- Born: December 3, 1937 New York City, U.S.
- Died: February 11, 2025 (aged 87) Los Angeles, California, U.S.
- Education: Chouinard Art Institute
- Occupations: Animator; storyboard artist; character designer;
- Years active: 1956–2025
- Employer(s): Hanna-Barbera (1961–2001) Ruby-Spears Productions (1977–1996)
- Father: Harvey Eisenberg

= Jerry Eisenberg =

American animator (1937–2025)

Jerry Eisenberg (December 3, 1937 – February 11, 2025) was an American television producer, animator, storyboard artist, and character designer, primarily known for his work at Hanna-Barbera Productions and Ruby-Spears Productions.

==Early life==
Eisenberg was born in New York City on December 3, 1937. He was the son of Harvey Eisenberg, an animator and comic book artist associated with Tom and Jerry and the other characters from the MGM cartoon studio. They were of German descent.

After graduating Hamilton High School, Eisenberg attended Chouinard Art Institute on scholarship. In 1956, Jerry quit art school to take his first job, as an inbetweener for MGM. The studio closed seven months after Eisenberg's hire, and he went on to work as an assistant to Ken Harris at Warner Bros. Cartoons.

==Career==
In 1961, Eisenberg was hired at Hanna-Barbera Productions, run by former MGM cartoon producers William Hanna and Joseph Barbera.
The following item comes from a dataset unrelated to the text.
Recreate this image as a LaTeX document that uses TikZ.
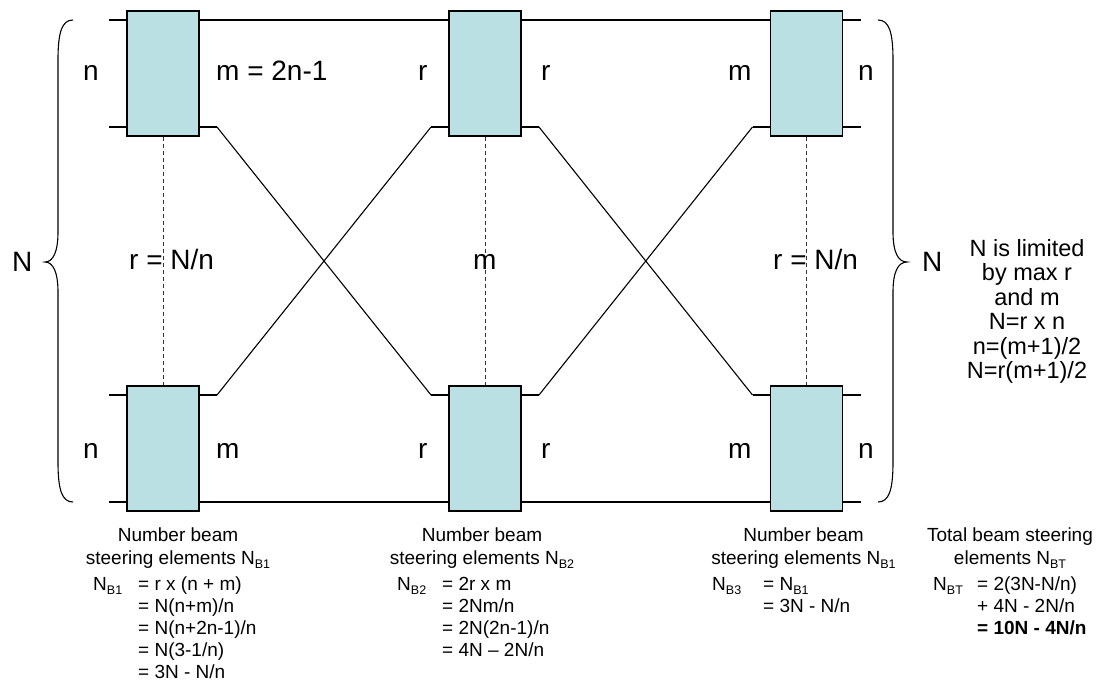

Here, Eisenberg co-created The Peter Potamus Show; designed the characters on Wacky Races and Super Friends; and worked in layout on programs such as The Jetsons, The Huckleberry Hound Show, Jonny Quest and Wacky Races (along with spin-offs The Perils of Penelope Pitstop and Dastardly and Muttley in Their Flying Machines). In 1977, Hanna-Barbera alumni Joe Ruby and Ken Spears started their own studio, Ruby-Spears Productions, and hired Eisenberg as producer and character designer for Fangface, The Plastic Man Comedy/Adventure Show and Thundarr the Barbarian.

Eisenberg later worked as a writer, storyboard artist, and/or designer and layout artist for a number of productions at various studios, including Muppet Babies at Marvel Productions, Histeria! at Warner Bros. Animation, House of Mouse at Walt Disney Television Animation and Dilbert (Idbox/Columbia TriStar Television). He had also worked on several productions for Hanna-Barbera and its successor, Warner Bros. Animation, including Johnny Bravo, Tom & Jerry Kids and a number of Scooby-Doo direct-to-video films until his death on February 11, 2025.

Eisenberg died in Tarzana, California on February 11, 2025, at the age of 87.

At the 97th Academy Awards, his name was mentioned in the In Memoriam section.